I think the reason you are falling behind is probably lack of good early expansion and your level of aggression. If you're always building to deal with happiness that takes time away from troop builds.
 
One thing that I've found that is kind of counterintuitive:

If you have to turn down the research slider, it's time to expand. Settle a couple more cities close to your borders (or take them in war) and set them up to generate some positive cashflow (courthouse, etc). Your research should still go up if it's in a decent location.

If you can't maintain your research rate and the standing army that you need at the same time, it means your empire is too small. Sad but true. It's better to lower the slider yourself before you HAVE to, and go off warmongering than wait until the last minute to lower it.


edit: As for building happiness - well, until I get grocer, happiness is not my problem usually.
 
If you're not having an issue with happiness, it sounds like you're controling growth well. I'm not anti-farm building as it may have sounded in my last post - A better way to word it may have been that I think people tend to leave the plots that are being worked by citizens up to the computer, which tends to prioritize city growth even at the expense of unhappiness. Having a ton of farms can compound the problem - but if you're controling growth, having more farms than you need can be a good way to get your city population up quickly. I still am somewhat partial to the good ole' CE, however - lots of cottages.
 
Yeah I'm constantly swapping back and forth between excess farmland and the cottages/mines to control growth. The hardest part is making sure that there's an even number of odd-numbered food tiles.
 
I don't put Farms on spaces with production as farms cause -1 hammer.
Floodplains are the best fo cottages.
What if you farm 3 plains and drop a workshop on the fourth? It all works out.
 
in my opinion your first four citizens should be be working (and workers improving) tiles in this order:

One 3+ food tile (Farm or Pasture or fishing)
One 3+ Prod Tile (Mine, pasture, etc..)
Two grassland or floodplain cottages

You need to get a cottages ASAP as your third and fourth tiles in any city (IMO) because they grow so slowly and you need your all your cottages to be villages by the start of mid-game! The only way to do that is to build them early by making them the base of every city. Once you need to decide where to put the 5th citizen, you need to think about the citie's specializtion.

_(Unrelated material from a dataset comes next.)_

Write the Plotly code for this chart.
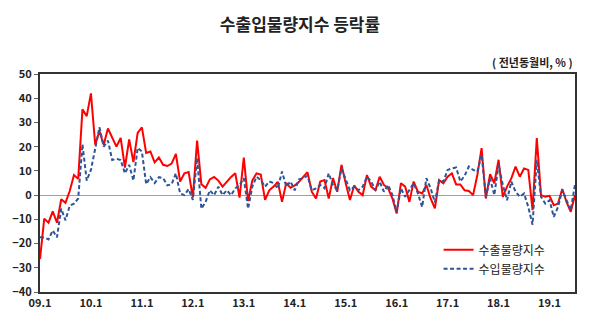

Then you specialize your cities into three categories,

great people (usually your capital or captured capital)
Production City (usually one by a river with hills)
Commerce City coastal or One that's not good for either of the others.

All city types will need at least 2 food tiles (3+) to support 2-3 excess food per turn and one or maybe two good production (3+) squares. After that you only build what helps your specializtaion.

If you're on a commerce city and you have 2-3 surplus food and free grasslands you should be building a cottage every single time and specialists if you reach your health/happiness limit. I would not build farms on plains with a city like this unless they are river squares or for spreading irrigation, since they won't get you gold or GP. Once windmills are available get rid of your 1-2 mines and work those windmills!

A production city should get any combination that maximizes the most hammers within your health limit (easy to control your pop, just work more mines!) Farms on Plains OK, no cottages in your prod city! Every possible tile should be prod or food oriented (to keep that 2 surplus growth rate). Once you need the tile those cottages are on, dump them! They were good while they lasted! (Too bad you can't pillage your own towns!)

For GP cities, it should be farms and mines (using the governor to switch between the two for wonder building. You have fun if you don't sweat the decisions too much, and this is a system that will work for most people.
 
I don't put Farms on spaces with production as farms cause -1 hammer.
Floodplains are the best fo cottages.

I tried to read the rest of the thread, but I can't get this out of my brain.

How does a Farm cause -1 :hammers:?

That makes absolutely no sense. Nothing causes -:hammers: except one of the new Random Events, and I've only seen that on [Clunker] Coal.

What logic are you using to come by that number?